Molinaro will find himself in one final prominent dual bout when he squares off with the Panthers’ 12th-ranked 149-pounder Tyler Nauman.
The duo have wrestled four times, the last coming in both wrestlers redshirt freshman season. Molinaro and Nauman faced off in the round preceding the All-American round, and after a referee reversal on a call that would have given Nauman the victory as time expired, Molinaro scored the first points in sudden victory and went on to earn his first All-American honor.
Both Molinaro and Nauman wrestle a similar style that involves a lot of riding and mat wrestling, but that doesn’t change Molinaro’s strategy going in.

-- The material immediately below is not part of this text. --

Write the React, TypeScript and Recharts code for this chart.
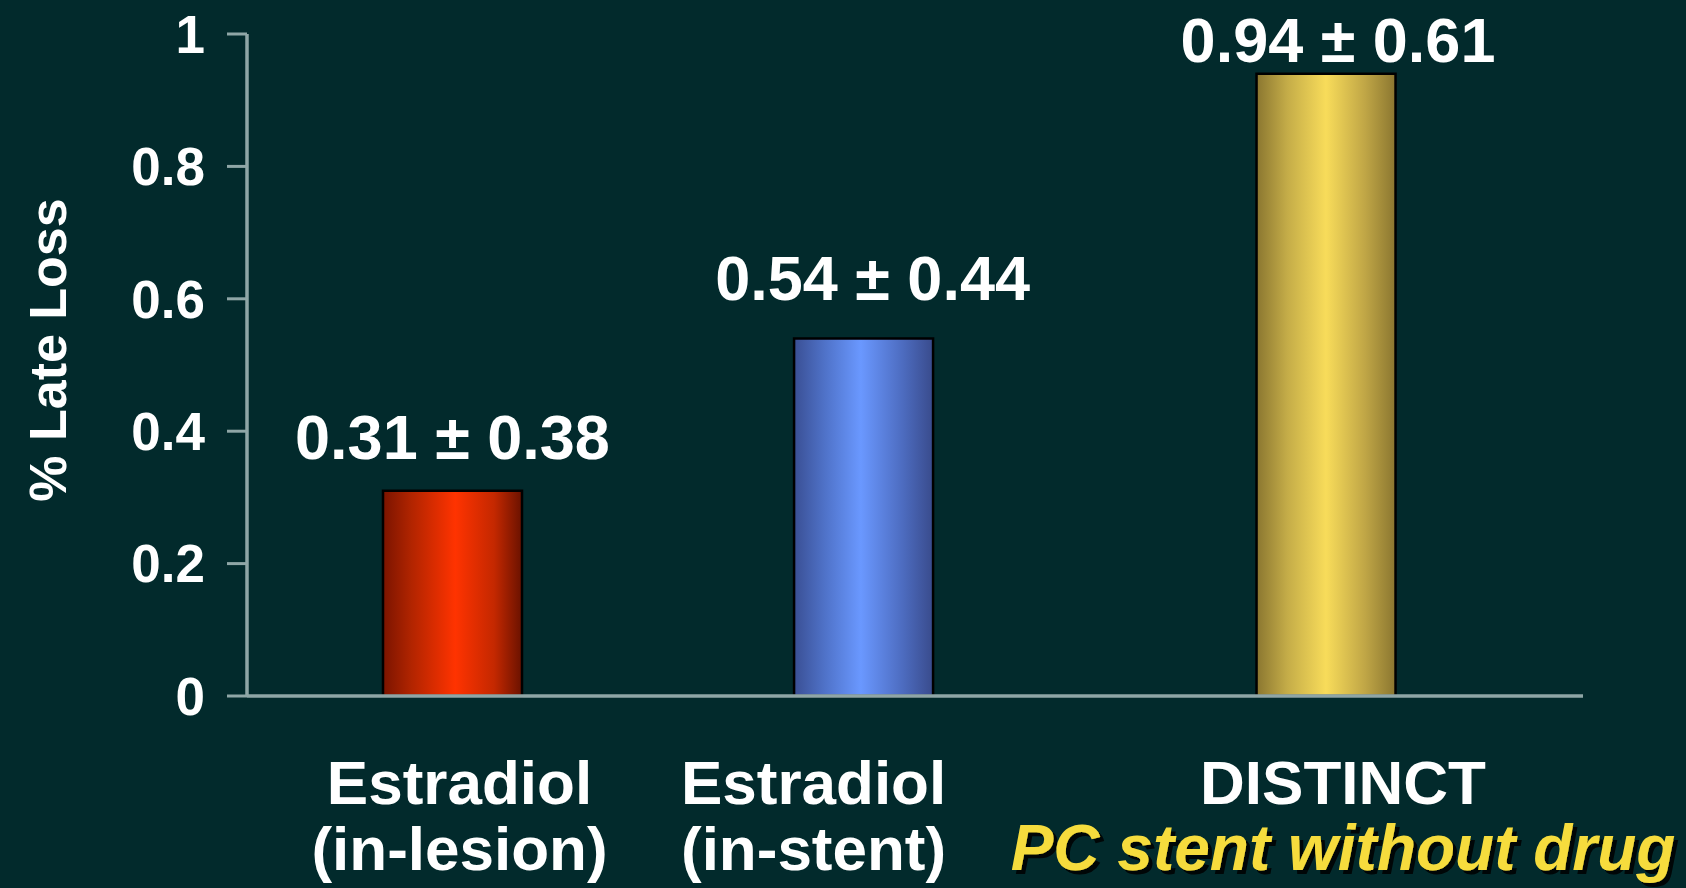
import { BarChart, Bar, XAxis, YAxis, Cell, LabelList } from 'recharts';

const categories = ['Estradiol', 'Estradiol', 'DISTINCT'];
const subLabels = ['(in-lesion)', '(in-stent)', 'PC stent without drug'];
const lateLoss = [0.31, 0.54, 0.94];
const lateLossSD = [0.38, 0.44, 0.61];
const yTicks = [0, 0.2, 0.4, 0.6, 0.8, 1];

// layout: the three groups are not equally wide on the original slide
const bandWeights = [4, 4, 5];
const labelShift = [7, -50, 17];
const valueShift = [0, 9, 12];
const valueGap = [32, 39, 12];

const BG = '#022a2c';
const AXIS = '#8fa6a6';
const FONT = '"Liberation Sans", Arial, sans-serif';
const gradIds = ['gRed', 'gBlue', 'gYellow'];

const bounds = bandWeights.reduce<number[]>((acc, w) => [...acc, acc[acc.length - 1] + w], [0]);
const data = categories.map((name, i) => ({
  idx: i,
  pos: (bounds[i] + bounds[i + 1]) / 2,
  value: lateLoss[i],
  sd: lateLossSD[i],
}));

function ValueLabel(props: any) {
  const { x, y, width, value } = props;
  const i = value as number;
  return (
    <text
      x={x + width / 2 + valueShift[i]}
      y={y - valueGap[i]}
      textAnchor="middle"
      fill="#fff"
      fontFamily={FONT}
      fontWeight="bold"
      fontSize={63}
    >
      {`${lateLoss[i].toFixed(2)} ± ${lateLossSD[i].toFixed(2)}`}
    </text>
  );
}

function CategoryLabel(props: any) {
  const { x, y, width, height, value } = props;
  const i = value as number;
  const cx = x + width / 2 + labelShift[i];
  const base = y + height;
  const last = i === categories.length - 1;
  return (
    <g fontFamily={FONT} fontWeight="bold" fontSize={62} textAnchor="middle">
      <text x={cx} y={base + 108} fill="#fff">{categories[i]}</text>
      <text
        x={cx}
        y={base + 174}
        fill={last ? '#f6dc3c' : '#fff'}
        fontStyle={last ? 'italic' : 'normal'}
        fontSize={last ? 64 : 62}
        filter={last ? 'url(#textShadow)' : undefined}
      >
        {subLabels[i]}
      </text>
    </g>
  );
}

function YTitle(props: any) {
  const { viewBox } = props;
  const cx = viewBox.x + 48;
  const cy = viewBox.y + viewBox.height / 2 - 15;
  return (
    <text
      x={cx}
      y={cy}
      transform={`rotate(-90, ${cx}, ${cy})`}
      textAnchor="middle"
      dominantBaseline="central"
      fill="#fff"
      fontFamily={FONT}
      fontWeight="bold"
      fontSize={52}
    >
      % Late Loss
    </text>
  );
}

export default function App() {
  return (
    <div style={{ position: 'absolute', left: 0, top: 0, width: 1686, height: 888, background: BG }}>
      <BarChart width={1686} height={888} data={data} margin={{ top: 34, right: 103, bottom: 172, left: 0 }}>
        <defs>
          <filter id="textShadow" x="-5%" y="-20%" width="110%" height="140%">
            <feDropShadow dx="4" dy="4" stdDeviation="0.5" floodColor="#000" floodOpacity="0.85" />
          </filter>
          <linearGradient id="gRed" x1="0" y1="0" x2="1" y2="0">
            <stop offset="0%" stopColor="#7a1400" />
            <stop offset="20%" stopColor="#b02400" />
            <stop offset="52%" stopColor="#ff3300" />
            <stop offset="80%" stopColor="#c42800" />
            <stop offset="100%" stopColor="#6a1200" />
          </linearGradient>
          <linearGradient id="gBlue" x1="0" y1="0" x2="1" y2="0">
            <stop offset="0%" stopColor="#3a4f94" />
            <stop offset="22%" stopColor="#4f72c8" />
            <stop offset="48%" stopColor="#6a98ff" />
            <stop offset="78%" stopColor="#4d6cc0" />
            <stop offset="100%" stopColor="#394b8c" />
          </linearGradient>
          <linearGradient id="gYellow" x1="0" y1="0" x2="1" y2="0">
            <stop offset="0%" stopColor="#8a7630" />
            <stop offset="22%" stopColor="#c4ac48" />
            <stop offset="50%" stopColor="#f8dc5a" />
            <stop offset="78%" stopColor="#c0a646" />
            <stop offset="100%" stopColor="#8a7630" />
          </linearGradient>
        </defs>
        <XAxis
          dataKey="pos"
          type="number"
          domain={[0, bounds[bounds.length - 1]]}
          ticks={bounds}
          tick={false}
          tickSize={14}
          height={20}
          axisLine={{ stroke: AXIS, strokeWidth: 3.5 }}
          tickLine={{ stroke: AXIS, strokeWidth: 3 }}
        />
        <YAxis
          domain={[0, 1]}
          ticks={yTicks}
          width={247}
          tickSize={20}
          tickMargin={22}
          axisLine={{ stroke: AXIS, strokeWidth: 3.5 }}
          tickLine={{ stroke: AXIS, strokeWidth: 3 }}
          tick={{ fill: '#fff', fontSize: 53, fontWeight: 'bold', fontFamily: FONT }}
          label={{ content: YTitle }}
        />
        <Bar dataKey="value" barSize={139} stroke="#000" strokeWidth={2.5} isAnimationActive={false}>
          {data.map((d, i) => (
            <Cell key={d.idx} fill={`url(#${gradIds[i]})`} />
          ))}
          <LabelList dataKey="idx" content={ValueLabel} />
          <LabelList dataKey="idx" content={CategoryLabel} />
        </Bar>
      </BarChart>
    </div>
  );
}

‘I kept the match too close the last time we wrestled, so I just want to try and get after him quicker this time,’ Molinaro said. ‘I just want to get out and get as much riding time as I can to give myself a little bit of a buffer.’
The Panthers come into the bout on a 10-bout winning streak dating back to the beginning of December but sport just three ranked wrestlers, including another familiar opponent to a Penn State grappler in 125-pounder Anthony Zanetta, ranked No. 15 by InterMat.

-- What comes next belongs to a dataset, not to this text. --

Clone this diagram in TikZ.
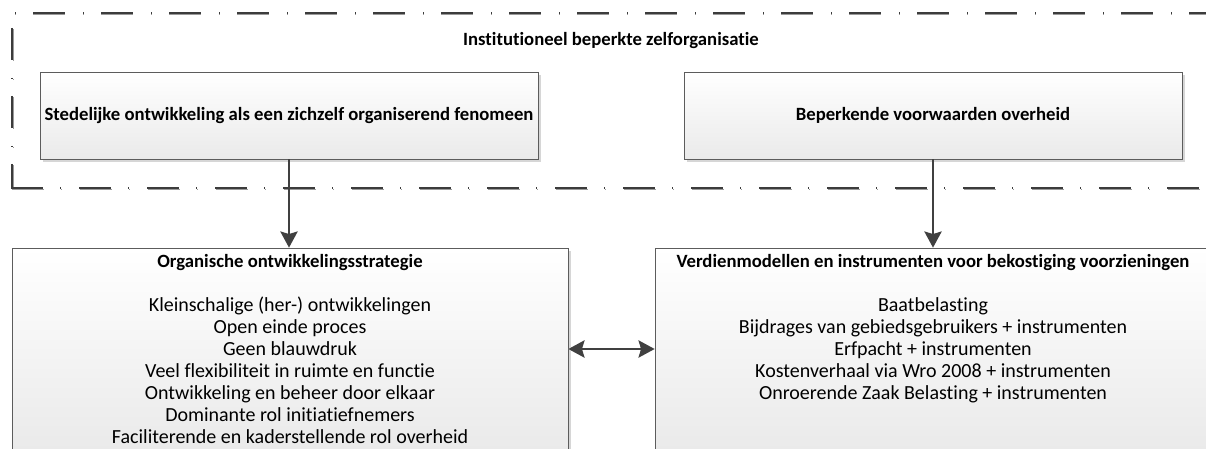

‘Zanetta and I have wrestled a lot in practice because he lives only 20 minutes to a half hour from my hometown,’ Nico Megaludis said.
Zanetta is 24-3 on the season, and they both have beaten their only common opponent, Ohio State’s Johnni DiJulius.

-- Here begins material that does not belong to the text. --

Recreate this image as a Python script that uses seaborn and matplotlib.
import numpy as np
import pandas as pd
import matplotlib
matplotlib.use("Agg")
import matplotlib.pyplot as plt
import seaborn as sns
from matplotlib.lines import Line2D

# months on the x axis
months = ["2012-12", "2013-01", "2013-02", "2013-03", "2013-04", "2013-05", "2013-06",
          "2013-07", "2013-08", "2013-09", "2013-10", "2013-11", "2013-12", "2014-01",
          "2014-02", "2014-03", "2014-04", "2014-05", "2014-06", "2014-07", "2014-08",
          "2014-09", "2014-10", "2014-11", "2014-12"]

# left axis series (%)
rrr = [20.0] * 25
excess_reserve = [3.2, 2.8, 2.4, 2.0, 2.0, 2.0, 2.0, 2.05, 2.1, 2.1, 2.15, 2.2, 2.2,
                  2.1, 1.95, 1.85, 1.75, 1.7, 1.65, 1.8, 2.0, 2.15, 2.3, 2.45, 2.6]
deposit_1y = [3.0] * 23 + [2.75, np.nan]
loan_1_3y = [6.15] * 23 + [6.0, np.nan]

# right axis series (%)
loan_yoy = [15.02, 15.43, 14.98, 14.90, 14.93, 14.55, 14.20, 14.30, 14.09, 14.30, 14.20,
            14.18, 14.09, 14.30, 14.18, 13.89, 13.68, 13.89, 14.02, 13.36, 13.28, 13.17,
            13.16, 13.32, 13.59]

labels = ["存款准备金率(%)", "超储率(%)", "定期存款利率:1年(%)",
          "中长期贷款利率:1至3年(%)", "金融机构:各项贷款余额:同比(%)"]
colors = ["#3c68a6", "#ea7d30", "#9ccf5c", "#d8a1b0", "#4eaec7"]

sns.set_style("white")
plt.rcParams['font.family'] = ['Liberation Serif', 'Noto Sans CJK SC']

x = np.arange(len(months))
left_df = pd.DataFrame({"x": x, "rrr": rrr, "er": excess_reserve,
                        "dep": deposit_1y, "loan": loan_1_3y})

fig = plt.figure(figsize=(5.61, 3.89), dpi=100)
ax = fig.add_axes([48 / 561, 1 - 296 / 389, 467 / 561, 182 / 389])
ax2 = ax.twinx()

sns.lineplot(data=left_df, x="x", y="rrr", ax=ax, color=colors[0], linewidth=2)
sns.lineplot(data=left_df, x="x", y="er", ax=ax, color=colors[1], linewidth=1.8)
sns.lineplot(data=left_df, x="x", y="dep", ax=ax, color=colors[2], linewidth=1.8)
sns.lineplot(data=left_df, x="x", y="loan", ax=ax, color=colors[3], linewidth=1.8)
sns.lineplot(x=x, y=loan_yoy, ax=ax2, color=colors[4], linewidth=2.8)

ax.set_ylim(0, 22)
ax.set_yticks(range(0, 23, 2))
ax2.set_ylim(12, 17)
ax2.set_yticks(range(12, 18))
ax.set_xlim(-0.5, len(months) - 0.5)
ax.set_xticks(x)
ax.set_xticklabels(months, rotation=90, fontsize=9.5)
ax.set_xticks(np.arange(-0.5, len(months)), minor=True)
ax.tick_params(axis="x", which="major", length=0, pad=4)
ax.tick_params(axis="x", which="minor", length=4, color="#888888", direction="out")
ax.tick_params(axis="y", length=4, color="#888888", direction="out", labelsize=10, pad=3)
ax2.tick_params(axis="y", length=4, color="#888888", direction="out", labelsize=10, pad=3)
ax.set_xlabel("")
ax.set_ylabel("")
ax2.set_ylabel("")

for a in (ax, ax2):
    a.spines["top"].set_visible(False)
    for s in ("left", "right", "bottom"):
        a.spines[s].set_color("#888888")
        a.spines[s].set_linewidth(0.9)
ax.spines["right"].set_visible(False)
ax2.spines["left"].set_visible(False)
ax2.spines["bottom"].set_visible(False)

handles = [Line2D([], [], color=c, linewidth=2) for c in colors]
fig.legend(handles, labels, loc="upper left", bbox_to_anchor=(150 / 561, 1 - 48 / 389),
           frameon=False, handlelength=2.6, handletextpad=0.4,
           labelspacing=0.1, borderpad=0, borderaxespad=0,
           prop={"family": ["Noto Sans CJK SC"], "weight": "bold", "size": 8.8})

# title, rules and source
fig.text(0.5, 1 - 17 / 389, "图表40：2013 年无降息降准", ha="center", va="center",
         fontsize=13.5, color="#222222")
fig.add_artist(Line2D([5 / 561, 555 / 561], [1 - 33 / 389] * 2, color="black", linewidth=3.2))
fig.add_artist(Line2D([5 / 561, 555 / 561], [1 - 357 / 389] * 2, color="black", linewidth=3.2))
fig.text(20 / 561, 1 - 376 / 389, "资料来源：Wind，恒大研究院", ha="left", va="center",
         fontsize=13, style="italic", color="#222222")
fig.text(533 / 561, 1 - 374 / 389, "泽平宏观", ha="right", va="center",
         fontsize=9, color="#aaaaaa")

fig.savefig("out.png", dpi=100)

‘He’s real tough, but there’s nothing he does that I want to try and avoid,’ Megaludis said. ‘I just gotta go out and wrestle my match, and wrestle hard for seven minutes.’
The other marquee bout of the match will come late in the dual at 197 pounds, where Pittsburgh’s fourth-ranked Matt Wilps will square off with Morgan McIntosh in a bout that coach Cael Sanderson said is a good match for McIntosh to get back into the groove of things after taking some time off to allow his injured right knee to heal.
‘We want Morgan to get out and wrestle because it’s a good opportunity for him,’ Sanderson said. ‘It’s a great opportunity for him to go out there and get a good win.’
Pittsburgh will wrestle No. 10 Edinboro on Friday night before traveling to State College in a bout that will all but decide the Eastern Wrestling League Championship.